The short-term profit maximisation and high executive bonus culture is not solely driven by the bankers. Recent decades have seen the emergence of non-bank financial institutions, notably private equity firms and hedge funds, that in some cases have placed enormous pressures on the banks to act to boost their share prices.
The leaders of major banks must urgently find their moral compasses, because they have an obligation to all of us to do so. The biggest banks headquartered in Western countries have balance sheets larger than the GDP of nations.
The staggering scale and power of these big banks obligates them to operate not only in the interests of their shareholders, but also in the public interest. It is high time that they did so.
On the spot
Santander’s Ana Botin on the challenges of sustainable finance
Ana Botin
Executive chairman
Banco Santander
As a company, you’ve committed to being carbon neutral in your own business by the end of the year. Should you also not stop financing highly-polluting businesses at the same time?
You cannot stop financing fossil fuel companies from one day to another as the impact on society would be enormous, with the greatest impact on economies and people that can least afford it.
We have to make a transition in a way that is fast but also fair. In Poland, for example, we don’t finance new customers who operate coal-based plants but we continue financing power companies as the country’s energy supply remains reliant on coal. Reducing that reliance requires new renewable energy projects, and we recently financed one of the largest photovoltaic plants in Poland. But it takes time and cutting off power in the meantime is not a feasible option.
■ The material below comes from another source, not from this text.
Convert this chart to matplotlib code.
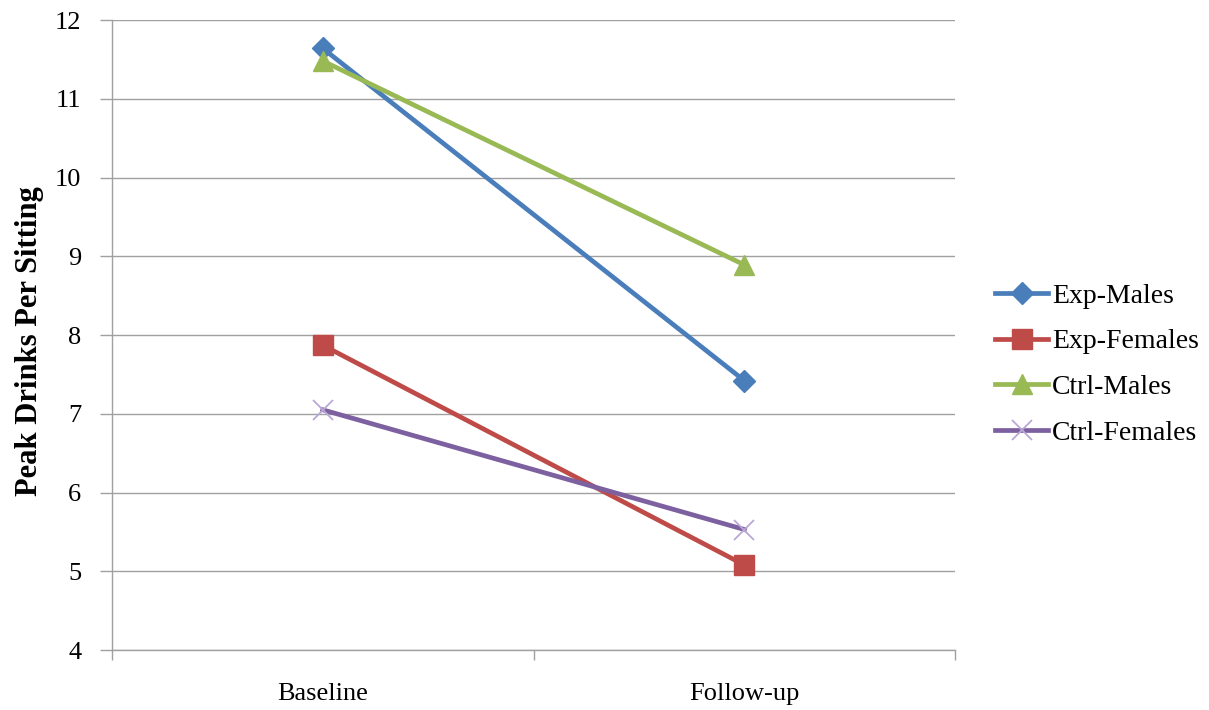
import matplotlib
matplotlib.use("Agg")
import matplotlib.pyplot as plt

# --- data ---
categories = ["Baseline", "Follow-up"]
series_names = ["Exp-Males", "Exp-Females", "Ctrl-Males", "Ctrl-Females"]
exp_males = [11.64, 7.42]
exp_females = [7.87, 5.08]
ctrl_males = [11.48, 8.89]
ctrl_females = [7.05, 5.53]
y_ticks = [4, 5, 6, 7, 8, 9, 10, 11, 12]

plt.rcParams['font.family'] = ['Liberation Serif', 'DejaVu Serif']

fig = plt.figure(figsize=(12.09, 7.1), dpi=100)
ax = fig.add_axes([0.0926, 0.0845, 0.6975, 0.8873])

x = list(range(len(categories)))

# (values, colour, marker, marker size)
styles = [
    (exp_males, "#4A7EBB", "D", 11),
    (exp_females, "#BE4B48", "s", 14),
    (ctrl_males, "#98B954", "^", 15),
    (ctrl_females, "#7D60A0", "x", 15),
]

for name, (vals, color, marker, ms) in zip(series_names, styles):
    if marker == "x":
        ax.plot(x, vals, color=color, linewidth=3.4, marker=marker, markersize=ms,
                markeredgecolor="#B9A8D6", markeredgewidth=1.3, label=name, zorder=3)
    else:
        ax.plot(x, vals, color=color, linewidth=3.4, marker=marker, markersize=ms,
                markeredgecolor=color, markeredgewidth=1, label=name, zorder=3)

# axes setup
ax.set_xlim(-0.5, 1.5)
ax.set_ylim(4, 12)
ax.set_yticks(y_ticks)
ax.set_xticks(x)
ax.set_xticklabels(categories, fontsize=19)
ax.tick_params(axis='x', length=0, pad=24)
ax.tick_params(axis='y', length=9, width=1, color="#A0A0A0", labelsize=19, pad=13)

# category separators (minor ticks at boundaries)
ax.set_xticks([-0.5, 0.5, 1.5], minor=True)
ax.tick_params(axis='x', which='minor', length=7, width=1, color="#A0A0A0")

ax.yaxis.grid(True, color="#A0A0A0", linewidth=1)
ax.set_axisbelow(True)
for side in ["top", "right"]:
    ax.spines[side].set_visible(False)
for side in ["left", "bottom"]:
    ax.spines[side].set_color("#A0A0A0")
    ax.spines[side].set_linewidth(1)

ax.set_ylabel("Peak Drinks Per Sitting", fontsize=22, fontweight='bold')
ax.yaxis.set_label_coords(-0.081, 0.49)

leg = ax.legend(loc="center left", bbox_to_anchor=(1.018, 0.453), frameon=False,
                fontsize=20, handlelength=1.9, handletextpad=0.15, labelspacing=0.73)

fig.savefig("out.png", dpi=100)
How are you helping the transition to a greener economy then?
Our role is to finance activities that will make a fast and fair transition possible. We have been one of the leading providers of renewable finance in the world over the last decade and are developing our sustainable finance [portfolio] further, engaging proactively on environmental, social and governance issues with corporate clients as well as small businesses and individuals. We have set a target to raise €220bn in green finance between 2019 and 2030 and have also committed to aligning our portfolio to reflect the need to limit global warming to 1.5 degrees.
Are these types of initiatives enough?
I went to Greenland last year [as part of the Planeta Calleja documentary] to see the impact global warming is having first hand. I met scientist Jason Box, who is a professor in glaciology and expert on climate change. He believes that even if we assume that we will do everything we can to reduce carbon emissions, it would still not be enough. Of course, we need to act now to do everything we can to reduce emissions sustainably but investment in new technologies to capture carbon efficiently is also going to be critical.
Data box
Can the largest fossil fuel financiers change?
In October, JPMorgan pledged to push clients towards aligning with the Paris Agreement, which aims to contain global temperatures rising to less than 2 degrees Celsius above pre-industrial levels and to pursue further efforts to ensure the rise is by only 1.5 degrees Celsius (a target experts warn is slipping out of reach.)
On the surface, the new policy sounds positive, but much needs to change. JPMorgan is the world’s largest financier of highly polluting sectors, according to the Rainforest Action Network (RAN), which measures finance to arctic oil and gas, fracking, coal mining and coal power, among others. The bank has lent over $268bn to fossil fuel companies between 2016 and 2019, after the Paris Agreement was signed.
As RAN’s climate and energy programme director Paddy McCully noted at the time of the announcement, “disastrous fires and hurricanes are happening in 2020 and we need to see action right now… If JPMorgan Chase is serious about aligning with the Paris accord, it must immediately stop financing expansion of fossil fuels and deforestation.”